1. All year flying.

It’s amusing when visiting pilots ask when’s “our season?”. Our season does not end. It’s on all year round. The types of flying and site choice may vary. You can have epic flying any time of the year. Summer is great for big distance flying and coastal dune soaring. Winter is great for city flying and light thermal flying. The northwest winter winds making sites like Little Lions Head and Signal Hill popular. Winter is a great time to fly from Signal Hill to Kommetjie. Know locally as the “Kommetjie Run”.

2. Weather.

What about the South Easter winds in summer? No problem. If it’s blowing gale force SE in the city then it’s usually flyable elsewhere. Sites such as Piketberg, Porterville and Du Toitskloof, are often flyable. What about the rain in winter? Flying after the rain passes is the best flying conditions! We call it post-frontal. It’s the holy grail of paragliding flying conditions. More cold fronts hitting our shores in winter means more post-frontal conditions. Forecasting the weather for the Cape is complex. Knowing which site to go to isn’t easy. That’s why you want to learn with a local school whose instructors know what they’re doing. This way you can learn too!

3. Smaller launch sites.

Most of our launch sites are “small”. Fitting two gliders side by side is about as big as it gets. This means that ground handling (takeoff control) needs to be better. This makes you a better pilot.

4. Variety of landing surfaces.

In your training, you can expect to land in a variety of spaces. School fields, dirt roads (we call them runways) and kind farmers fields. Landing on beautiful green grass is not what we have. Landing under instructor guidance in these environments is fantastic. It’s what you want as a student.

5. Typical training sites.

If you learn to fly in the Cape your training sites will likely include a mixture of dune and real mountain sites. Dune flying is popular in Langebaan. Mountain sites include those such as Du Toitskloof, Porterville, Sir Lowry’s Pass and Hermanus. These sites are all stunning. They provide a variety of real-world paragliding experiences.

6. Mixture of conditions.

Training at a mixture of dune and real mountain sites teaches you a lot. Langebaan flying where the air is laminar is easy flying. At mountain sites, you will experience thermal activity. Learning to fly on these mountains teaches you how to read the conditions. This helps you make good flying decisions when you’re a licensed pilot.

7. Schools.

Five schools provide solo paragliding lessons in the Cape. Air School Paragliding, Birdmen, Fly Cape Town, Paraglide South Africa and Winelands Paragliding. What about Wallendair?
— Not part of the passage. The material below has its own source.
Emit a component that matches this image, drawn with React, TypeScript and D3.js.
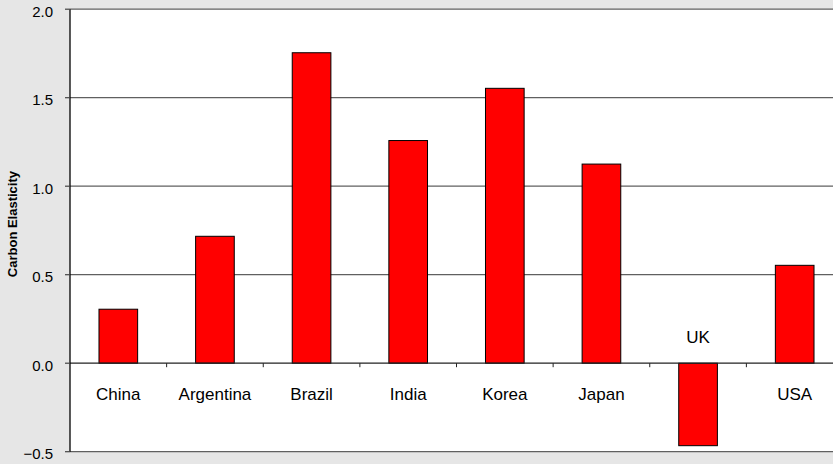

They teach in Wilderness, not Cape Town. On some days you’ll have all 5 schools at the same site. You would think this would be a problem. It’s not. We all support each other. We appreciate that we’re making efforts to grow paragliding in our backyard.

8. You’re a local.

Locals, you want to learn here. It’s where you will do most of your flying after your student training. We’ve found that those who learn to fly here stay in the sport for longer. Those who learn at the “easy” sites like those on the Garden Route tend to drop off and fly less when they come back home to Cape Town. This is likely because they don’t understand the Cape Town weather, where to go, and when to go. The major disadvantage with only coastal training is that it’s so easy! You can get away with crap landings when thumping into beach sand. You can get away with crap takeoff control when your takeoff area is huge. If you want to fly safely in the Cape, learn with a local school.

9. You’re a foreigner.

Foreigners, you want to learn here too. Why? For all the other reasons mentioned here. Most important, because of the variety and slightly more challenging conditions. Learning in the Cape environment prepares you to fly just about anywhere in the world. If you’re not prepared, then at least you will know this. Knowledge is far better than ignorance.

10. Beauty.

Holy moly! Do we have beautiful training sites! Look out for whales as you soar along the Hermanus ridge. Flying in Franschhoek will show why this is called the “French corner”. Sir Lowrys Pass – a real mountain site with ocean views and tall 1000m+ peaks right next to you. There’s a reason why foreign pilots come here on paragliding tours. Count yourself privileged to be able to train here as a student paragliding pilot.